What You Need To Know About Economics

“Have you ever wondered why economists don’t always seem to make much sense?”


I have always had a nagging doubt about economics and economists. For many years I just thought I wasn’t smart enough to understand what often, on the face of it at least, never made much sense to me. I was also somewhat perplexed by an intellectual discipline that didn’t really seem to be very good at what it purported to do, explain and predict what was going on in the economy.

Thank goodness I have now come across Steve Keen, Professor of Economics and Finance, at the University of Western Sydney. Arriving home on Sunday night I actually sat for 15 mins in my stationary car, outside my house, to listen to the end of the BBC Radio 4 programme he was on. The last time I did that was many years ago when, in tears, I listened to the tragic end of Of Mice and Men, by John Steinbeck.

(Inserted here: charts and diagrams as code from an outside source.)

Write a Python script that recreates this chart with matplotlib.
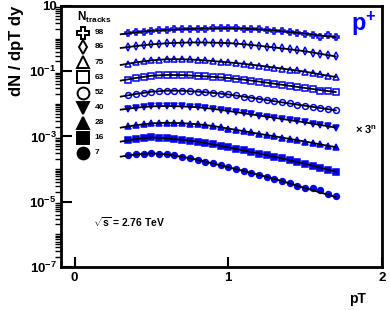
import matplotlib
matplotlib.use("Agg")
import matplotlib.pyplot as plt
from matplotlib.ticker import FixedLocator, LogLocator, NullFormatter

plt.rcParams['font.family'] = ['Liberation Sans', 'DejaVu Sans']
plt.rcParams['font.weight'] = 'bold'
plt.rcParams['mathtext.fontset'] = 'custom'
plt.rcParams['mathtext.rm'] = 'Liberation Sans:bold'
plt.rcParams['mathtext.bf'] = 'Liberation Sans:bold'
plt.rcParams['mathtext.it'] = 'Liberation Sans:bold'

# pT bins of the measured points
pt = [0.35, 0.40, 0.45, 0.50, 0.55, 0.60, 0.65, 0.70, 0.75, 0.80, 0.85, 0.90, 0.95, 1.00,
      1.05, 1.10, 1.15, 1.20, 1.25, 1.30, 1.35, 1.40, 1.45, 1.50, 1.55, 1.60, 1.65, 1.70]

# pT points of the fit curves
pt_fit = [0.3, 0.4, 0.5, 0.6, 0.7, 0.8, 0.9, 1.0, 1.1, 1.2, 1.3, 1.4, 1.5, 1.6, 1.7]

ntracks = ['98', '86', '75', '63', '52', '40', '28', '16', '7']

# dN/dpTdy x 3^n
y98 = [1.46, 1.55, 1.64, 1.72, 1.80, 1.84, 1.89, 1.93, 1.97, 2.00, 2.02, 2.04, 2.06, 2.07,
       2.06, 2.02, 1.96, 1.90, 1.84, 1.76, 1.67, 1.58, 1.49, 1.41, 1.30, 1.12, 1.28, 1.10]
y86 = [0.550, 0.589, 0.631, 0.661, 0.692, 0.716, 0.736, 0.748, 0.757, 0.759, 0.755, 0.748, 0.738, 0.724,
       0.708, 0.671, 0.635, 0.600, 0.565, 0.531, 0.499, 0.468, 0.437, 0.407, 0.372, 0.339, 0.309, 0.282]
y75 = [0.170, 0.186, 0.200, 0.214, 0.224, 0.232, 0.233, 0.232, 0.228, 0.222, 0.214, 0.204, 0.195, 0.186,
       0.179, 0.168, 0.158, 0.148, 0.138, 0.129, 0.120, 0.112, 0.105, 0.0966, 0.0881, 0.0794, 0.0724, 0.0640]
y63 = [0.0540, 0.0617, 0.0676, 0.0724, 0.0750, 0.0764, 0.0766, 0.0759, 0.0741, 0.0716, 0.0692, 0.0668, 0.0646, 0.0617,
       0.0589, 0.0550, 0.0513, 0.0479, 0.0444, 0.0412, 0.0385, 0.0355, 0.0331, 0.0305, 0.0285, 0.0255, 0.0245, 0.0235]
y52 = [0.0180, 0.0200, 0.0219, 0.0234, 0.0245, 0.0252, 0.0253, 0.0250, 0.0244, 0.0236, 0.0226, 0.0216, 0.0204, 0.0193,
       0.0181, 0.0166, 0.0153, 0.0141, 0.0131, 0.0120, 0.0111, 0.0102, 0.00944, 0.00871, 0.00804, 0.00741, 0.00684, 0.00631]
y40 = [0.00708, 0.00759, 0.00804, 0.00832, 0.00851, 0.00857, 0.00851, 0.00832, 0.00813, 0.00785, 0.00750, 0.00700, 0.00653, 0.00603,
       0.00555, 0.00513, 0.00473, 0.00437, 0.00402, 0.00372, 0.00343, 0.00316, 0.00292, 0.00269, 0.00245, 0.00224, 0.00204, 0.00186]
y28 = [2.04e-3, 2.21e-3, 2.37e-3, 2.51e-3, 2.59e-3, 2.63e-3, 2.60e-3, 2.54e-3, 2.45e-3, 2.36e-3, 2.24e-3, 2.09e-3, 1.93e-3, 1.74e-3,
       1.58e-3, 1.45e-3, 1.32e-3, 1.20e-3, 1.10e-3, 1.01e-3, 9.18e-4, 8.38e-4, 7.64e-4, 6.97e-4, 6.31e-4, 5.69e-4, 5.13e-4, 4.68e-4]
y16 = [7.59e-4, 8.32e-4, 9.02e-4, 9.33e-4, 9.12e-4, 8.75e-4, 8.32e-4, 7.85e-4, 7.41e-4, 6.92e-4, 6.31e-4, 5.69e-4, 5.13e-4, 4.59e-4,
       4.14e-4, 3.72e-4, 3.33e-4, 2.99e-4, 2.69e-4, 2.40e-4, 2.11e-4, 1.86e-4, 1.64e-4, 1.45e-4, 1.26e-4, 1.10e-4, 9.55e-5, 8.32e-5]
y7 = [2.63e-4, 2.82e-4, 2.99e-4, 3.03e-4, 2.96e-4, 2.82e-4, 2.60e-4, 2.37e-4, 2.14e-4, 1.93e-4, 1.70e-4, 1.48e-4, 1.29e-4, 1.14e-4,
      1.00e-4, 8.71e-5, 7.59e-5, 6.61e-5, 5.81e-5, 5.01e-5, 4.27e-5, 3.63e-5, 3.09e-5, 2.63e-5, 2.55e-5, 2.30e-5, 1.75e-5, 1.45e-5]

# fit curves
f98 = [1.35, 1.55, 1.72, 1.84, 1.93, 2.00, 2.04, 2.07, 2.02, 1.90, 1.76, 1.58, 1.41, 1.24, 1.10]
f86 = [0.513, 0.589, 0.661, 0.716, 0.748, 0.759, 0.748, 0.724, 0.671, 0.600, 0.531, 0.468, 0.407, 0.339, 0.282]
f75 = [0.155, 0.186, 0.214, 0.232, 0.232, 0.222, 0.204, 0.186, 0.168, 0.148, 0.129, 0.112, 0.0966, 0.0794, 0.0661]
f63 = [0.0513, 0.0617, 0.0724, 0.0764, 0.0759, 0.0716, 0.0668, 0.0617, 0.0550, 0.0479, 0.0412, 0.0355, 0.0305, 0.0263, 0.0229]
f52 = [0.0166, 0.0200, 0.0234, 0.0252, 0.0250, 0.0236, 0.0216, 0.0193, 0.0166, 0.0141, 0.0120, 0.0102, 0.00871, 0.00741, 0.00631]
f40 = [0.00661, 0.00759, 0.00832, 0.00857, 0.00832, 0.00785, 0.00700, 0.00603, 0.00513, 0.00437, 0.00372, 0.00316, 0.00269, 0.00224, 0.00186]
f28 = [1.86e-3, 2.21e-3, 2.51e-3, 2.63e-3, 2.54e-3, 2.36e-3, 2.09e-3, 1.74e-3, 1.45e-3, 1.20e-3, 1.01e-3, 8.38e-4, 6.97e-4, 5.69e-4, 4.68e-4]
f16 = [6.92e-4, 8.32e-4, 9.33e-4, 8.75e-4, 7.85e-4, 6.92e-4, 5.69e-4, 4.59e-4, 3.72e-4, 2.99e-4, 2.40e-4, 1.86e-4, 1.45e-4, 1.10e-4, 8.32e-5]
f7 = [2.40e-4, 2.82e-4, 3.03e-4, 2.82e-4, 2.37e-4, 1.93e-4, 1.48e-4, 1.14e-4, 8.71e-5, 6.61e-5, 5.01e-5, 3.63e-5, 2.63e-5, 1.91e-5, 1.38e-5]

data = [y98, y86, y75, y63, y52, y40, y28, y16, y7]
fits = [f98, f86, f75, f63, f52, f40, f28, f16, f7]
markers = ['P', 'd', '^', 's', 'o', 'v', '^', 's', 'o']
filled = [False, False, False, False, False, True, True, True, True]

blue = '#0000ff'

fig = plt.figure(figsize=(3.9, 3.1), dpi=100)
ax = fig.add_axes([0.156, 0.139, 0.823, 0.842])

for y, f, m, fl in zip(data, fits, markers, filled):
    ax.plot(pt, y, linestyle='none', marker=m, ms=4.2, mew=1.1, color=blue,
            markerfacecolor=blue if fl else 'none', markeredgecolor=blue)
    ax.plot(pt_fit, f, color='black', lw=1.3)

ax.set_yscale('log')
ax.set_xlim(-0.09, 2.0)
ax.set_ylim(1e-7, 10)

ax.yaxis.set_major_locator(FixedLocator([1e-7, 1e-5, 1e-3, 1e-1, 10]))
ax.set_yticklabels(['$10^{-7}$', '$10^{-5}$', '$10^{-3}$', '$10^{-1}$', '10'])
ax.yaxis.set_minor_locator(LogLocator(base=10, subs=[1, 2, 3, 4, 5, 6, 7, 8, 9], numticks=20))
ax.yaxis.set_minor_formatter(NullFormatter())
ax.set_xticks([0, 1, 2])
ax.set_xticklabels(['0', '1', '2'])

ax.tick_params(axis='both', direction='in', width=1.5, labelsize=9.5)
ax.tick_params(axis='y', which='major', length=8, pad=3)
ax.tick_params(axis='y', which='minor', length=4, width=1.0)
ax.tick_params(axis='x', which='major', length=7, pad=4)
ax.tick_params(axis='x', which='minor', length=0)
for sp in ax.spines.values():
    sp.set_linewidth(2)

ax.set_ylabel('dN / dpT dy', fontsize=12, fontweight='bold', loc='top', labelpad=4)
ax.set_xlabel('pT', fontsize=10, fontweight='bold', loc='right', labelpad=1)
ax.xaxis.set_label_coords(0.95, -0.095)

# marker legend drawn by hand, black symbols
ax.text(0.05, 0.985, 'N$_{\\mathregular{tracks}}$', transform=ax.transAxes, fontsize=8.5,
        ha='left', va='top')
leg_y = [0.897, 0.843, 0.785, 0.726, 0.668, 0.610, 0.552, 0.494, 0.437]
leg_ms = [8.5, 7, 8.5, 8.5, 8.5, 8.5, 8.5, 8, 8.5]
for ly, lab, m, fl, ms in zip(leg_y, ntracks, markers, filled, leg_ms):
    ax.plot([0.068], [ly], transform=ax.transAxes, marker=m, ms=ms, mew=1.4, color='black',
            markerfacecolor='black' if fl else 'none', linestyle='none', clip_on=False)
    ax.text(0.105, ly, lab, transform=ax.transAxes, fontsize=6, ha='left', va='center')

ax.text(0.985, 0.985, 'p$^{+}$', transform=ax.transAxes, color=blue, fontsize=17,
        ha='right', va='top')
ax.text(0.985, 0.525, '$\\times$ 3$^{n}$', transform=ax.transAxes, fontsize=8,
        ha='right', va='center')
ax.text(0.10, 0.17, '$\\sqrt{s}$ = 2.76 TeV', transform=ax.transAxes, fontsize=7.5,
        ha='left', va='center')

fig.savefig('out.png', dpi=100)
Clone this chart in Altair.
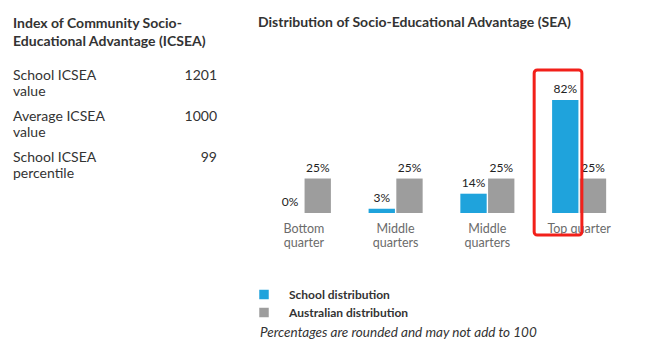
import json
import altair as alt
import pandas as pd

# ---- data ----
quarters = ["Bottom\nquarter", "Middle\nquarters", "Middle\nquarters", "Top quarter"]
series = ["School distribution", "Australian distribution"]
school_pct = [0, 3, 14, 82]
australia_pct = [25, 25, 25, 25]
icsea_labels = ["School ICSEA\nvalue", "Average ICSEA\nvalue", "School ICSEA\npercentile"]
icsea_values = ["1201", "1000", "99"]
highlight_quarter = 3

left_title = "Index of Community Socio-\nEducational Advantage (ICSEA)"
chart_title = "Distribution of Socio-Educational Advantage (SEA)"
footnote = "Percentages are rounded and may not add to 100"

# ---- layout / style ----
FONT = "Lato"
W, H = 367, 153
PL, PT = 258, 60
BLUE, GRAY, RED = "#1fa3dc", "#9d9d9d", "#f2201a"
DARK = "#333333"

rows = []
for i in range(len(quarters)):
    rows.append({"q": i, "series": series[0], "pct": school_pct[i], "label": f"{school_pct[i]}%"})
    rows.append({"q": i, "series": series[1], "pct": australia_pct[i], "label": f"{australia_pct[i]}%"})
df = pd.DataFrame(rows)

label_expr = "split(" + json.dumps(quarters) + "[datum.value], '\\n')"

x_enc = alt.X(
    "q:O",
    scale=alt.Scale(domain=list(range(len(quarters))), paddingInner=0, paddingOuter=0),
    axis=alt.Axis(
        title=None, labelExpr=label_expr, labelAngle=0, domain=False, ticks=False,
        labelPadding=9, labelFont=FONT, labelFontSize=12.5, labelColor="#6b6b6b",
        labelLineHeight=14, grid=False,
    ),
)
xo_enc = alt.XOffset("series:N", scale=alt.Scale(domain=series, paddingInner=0.05, paddingOuter=0.68))
y_enc = alt.Y("pct:Q", scale=alt.Scale(domain=[0, 111], nice=False, zero=True), axis=None)

base = alt.Chart(df)

bars = base.mark_bar().encode(
    x=x_enc,
    xOffset=xo_enc,
    y=y_enc,
    color=alt.Color(
        "series:N",
        scale=alt.Scale(domain=series, range=[BLUE, GRAY]),
        legend=alt.Legend(
            title=None, orient="none", legendX=0, legendY=228.5,
            symbolType="square", symbolSize=90, symbolStrokeWidth=0,
            labelFont=FONT, labelFontSize=12, labelFontWeight="bold", labelColor=DARK,
            labelOffset=19, rowPadding=6, padding=0,
        ),
    ),
)

labels = base.mark_text(dy=-11, baseline="middle", font=FONT, fontSize=12, color="#222222").encode(
    x=x_enc, xOffset=xo_enc, y=y_enc, text="label:N"
)

box_df = pd.DataFrame([{"q": highlight_quarter, "top": 103.8, "bottom": -16.0}])
box = alt.Chart(box_df).mark_rect(
    fillOpacity=0, stroke=RED, strokeWidth=3, cornerRadius=3
).encode(
    x=alt.X("q:O", bandPosition=0.01),
    x2=alt.X2("q", bandPosition=0.53),
    y=alt.Y("top:Q"),
    y2=alt.Y2("bottom"),
)

# ---- text panels ----
text_df = pd.DataFrame({"t": [0]})

def txt(s, x, y, **kw):
    return alt.Chart(text_df).mark_text(
        font=FONT, lineBreak="\n", baseline="alphabetic", color=DARK, **kw
    ).encode(x=alt.value(x - PL), y=alt.value(y - PT), text=alt.value(s))

layers = [bars, labels, box]
layers.append(txt(left_title, 13, 28, align="left", fontSize=14, fontWeight="bold", lineHeight=17.5))
layers.append(txt(chart_title, 258, 26.5, align="left", fontSize=14, fontWeight="bold"))
baselines = [79.5, 120.5, 161.5]
for lab, val, yb in zip(icsea_labels, icsea_values, baselines):
    layers.append(txt(lab, 13, yb, align="left", fontSize=14, lineHeight=16))
    layers.append(txt(val, 217, yb, align="right", fontSize=14))
layers.append(txt(footnote, 260, 336.5, align="left", fontSize=13.5, fontStyle="italic"))

chart = alt.layer(*layers).properties(
    width=W, height=H,
    autosize=alt.AutoSizeParams(type="none"),
    padding={"left": PL, "top": PT, "right": 652 - PL - W, "bottom": 351 - PT - H},
    background="white",
).configure_view(stroke=None)

chart.save("out.html", embed_options={"renderer": "svg", "actions": False})
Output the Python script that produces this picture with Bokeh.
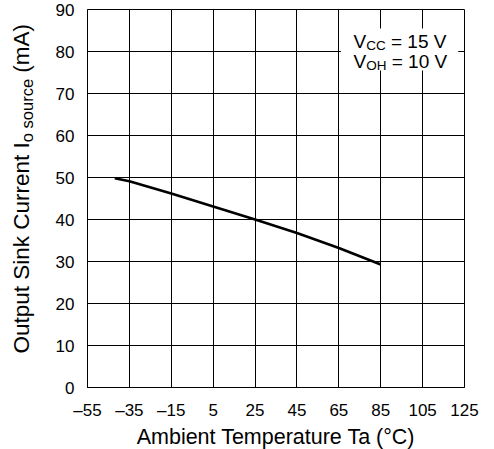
from bokeh.plotting import figure
from bokeh.models import Range1d, Label, BoxAnnotation, FixedTicker
from bokeh.layouts import row
from bokeh.core.properties import value
from bokeh.embed import file_html
from bokeh.resources import INLINE

# ---- data ----
temperature = [-42, -35, -15, 5, 25, 45, 65, 85]
current = [49.8, 49.1, 46.2, 43.1, 40.0, 36.8, 33.2, 29.3]
x_ticks = [-55, -35, -15, 5, 25, 45, 65, 85, 105, 125]
y_ticks = [0, 10, 20, 30, 40, 50, 60, 70, 80, 90]
x_label = "Ambient Temperature Ta (\u00b0C)"
y_label_parts = ["Output Sink Current I", "o source", "\u00a0(mA)"]
cond1 = ["V", "CC", "\u00a0=\u00a015\u00a0V"]
cond2 = ["V", "OH", "\u00a0=\u00a010\u00a0V"]

FONT = "Liberation Sans"
W = {' ': 278, '\u00a0': 278, '(': 333, ')': 333, '=': 584, '.': 278, '\u00b0': 400,
     'A': 667, 'C': 722, 'H': 722, 'I': 278, 'O': 778, 'S': 667, 'T': 611, 'V': 667,
     'a': 556, 'b': 556, 'c': 500, 'e': 556, 'i': 222, 'k': 500, 'm': 833, 'n': 556,
     'o': 556, 'p': 556, 'r': 333, 's': 500, 't': 278, 'u': 556}
for d in "0123456789":
    W[d] = 556


def tw(s, size):
    return sum(W.get(ch, 556) for ch in s) * size / 1000.0


FW, FH = 377, 378          # frame size in px
TOP, BOTTOM = 9, 62
LEFT_PANEL = 44
yr = Range1d(0, 90)
PX_PER_MA = FH / 90.0

p = figure(frame_width=FW, frame_height=FH,
           x_range=Range1d(-55, 125), y_range=yr,
           output_backend="svg", toolbar_location=None,
           min_border_left=87 - LEFT_PANEL, min_border_right=30,
           min_border_top=TOP, min_border_bottom=BOTTOM)
p.background_fill_color = "white"
p.border_fill_color = "white"
p.outline_line_color = "black"
p.outline_line_width = 1

for ax in (p.xaxis[0], p.yaxis[0]):
    ax.major_tick_line_color = None
    ax.minor_tick_line_color = None
    ax.axis_line_color = "black"
    ax.major_label_text_font = FONT
    ax.major_label_text_font_size = "17px"
    ax.major_label_text_color = "black"
p.xaxis.major_label_standoff = 7
p.yaxis.major_label_standoff = 7

p.xaxis.ticker = FixedTicker(ticks=x_ticks)
p.yaxis.ticker = FixedTicker(ticks=y_ticks)
p.xaxis.major_label_overrides = {t: str(t).replace("-", "\u2013") for t in x_ticks}
p.xaxis.axis_label = x_label
p.xaxis.axis_label_text_font = FONT
p.xaxis.axis_label_text_font_size = "21.5px"
p.xaxis.axis_label_text_font_style = "normal"
p.xaxis.axis_label_text_color = "black"
p.xaxis.axis_label_standoff = 2

p.xgrid.ticker = FixedTicker(ticks=x_ticks)
p.ygrid.ticker = FixedTicker(ticks=y_ticks)
for g in (p.xgrid[0], p.ygrid[0]):
    g.grid_line_color = "black"
    g.grid_line_width = 1

p.line(temperature, current, line_color="black", line_width=2.6)

# condition box
p.add_layout(BoxAnnotation(left=66, right=122, bottom=75.5, top=85.5,
                           fill_color="white", fill_alpha=1, line_color=None))


def rich(parts, x_off, y_off, main, sub, shift):
    pos = 0.0
    for i, s in enumerate(parts):
        size = sub if i % 2 == 1 else main
        d = shift if i % 2 == 1 else 0
        p.add_layout(Label(x=-55, y=0, text=s, text_font=FONT,
                           x_offset=x_off + pos, y_offset=y_off - d,
                           text_font_size=f"{size}px", text_color="black",
                           text_baseline="alphabetic", text_align="left"))
        pos += tw(s, size)


rich(cond1, 266, 346, 19, 13.5, 4)
rich(cond2, 266, 326, 19, 13.5, 4)

# ---- y-axis title panel (rich text with subscript), same frame height ----
q = figure(frame_width=LEFT_PANEL, frame_height=FH,
           x_range=Range1d(0, LEFT_PANEL), y_range=yr,
           output_backend="svg", toolbar_location=None,
           x_axis_type=None, y_axis_type=None,
           min_border_left=0, min_border_right=0,
           min_border_top=TOP, min_border_bottom=BOTTOM)
q.outline_line_color = None
q.grid.visible = False
q.background_fill_color = "white"
q.border_fill_color = "white"

MAIN, SUB = 22.5, 16.5
base_x, start_px = 21, 34
pos = start_px
for i, s in enumerate(y_label_parts):
    size = SUB if i % 2 == 1 else MAIN
    d = 5 if i % 2 == 1 else 0
    q.text(x=[base_x + d], y=[pos / PX_PER_MA], text=[s], angle=1.5707963,
           text_font=value(FONT), text_font_size=value(f"{size}px"),
           text_color="black", text_baseline="alphabetic", text_align="left")
    pos += tw(s, size)

layout = row(q, p, spacing=0)
open("out.html", "w").write(file_html(layout, INLINE))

I wasn’t crying on Sunday night. I was excited and captivated by what Steve had to say because he is the first person I have heard who seems to have any idea how the economy really works. After listening to him I went inside my house and bought a Kindle copy of his increasingly well known book Debunking Economics and spent half the night reading it.  I haven’t finished it yet but that didn’t stop me sending two copies to my children first thing the next morning and suggesting they read it too.

I am no economist, but what Steve has to say is really quite fascinating. Steve predicted the financial crisis we are now embroiled in as long ago as December 2005, and warned,  back in 1995, that the period of apparent stability could merely be the “the calm before the storm”.  His leading role as one of the tiny minority of economists to both foresee the crisis and warn of it was recognised by his peers when he received the Revere Award from the Real World Economics Review for being the economist who most cogently warned of the crisis and whose work is most likely to prevent future crises.

In his book he explains how many widely believed economic models have actually been proved to be wrong by economists themselves, but they keep on using them. How the current economic paradigm is a house built on sand and how so many widely accepted rules of economics can be relatively easily shown to be wrong. Almost nothing we have been taught seems to be true, from the shape of the demand curve to the Efficient Markets Hypothesis.

Steve is most critical of the neoclassical school of economics that dominates economic education and thinking today and that has, he argues, lead us to where we are now. Its fundamental idea is that markets are stable and self correcting, which the recent financial instability would somewhat disprove. Steve is currently developing his own theory around the idea that markets are, in fact, the opposite, fundamentally unstable.

Why does this matter to you?  Well you and your business’s prosperity over the next few years will be dictated by investment decisions you make from now on and it will help you greatly to better understand what may be coming your way. There is no more sobering thought than Steve’s belief that we are barely 30% into this financial muddle. He also thinks that a lot of change will be needed to the economic orthodoxy if we are to prevent similar things happening in the future.

It has to be said that Steve’s book is not an easy read, in fact he readily accepts that the bits where he systematically refutes established economic wisdom are a bit boring, but if you have ever wanted to get better acquainted with economics then buy the book and sign up to Steve’s blog http://www.debtdeflation.com/blogs .

You too might find that, like me, for the first time perhaps, you actually now understand what is going on.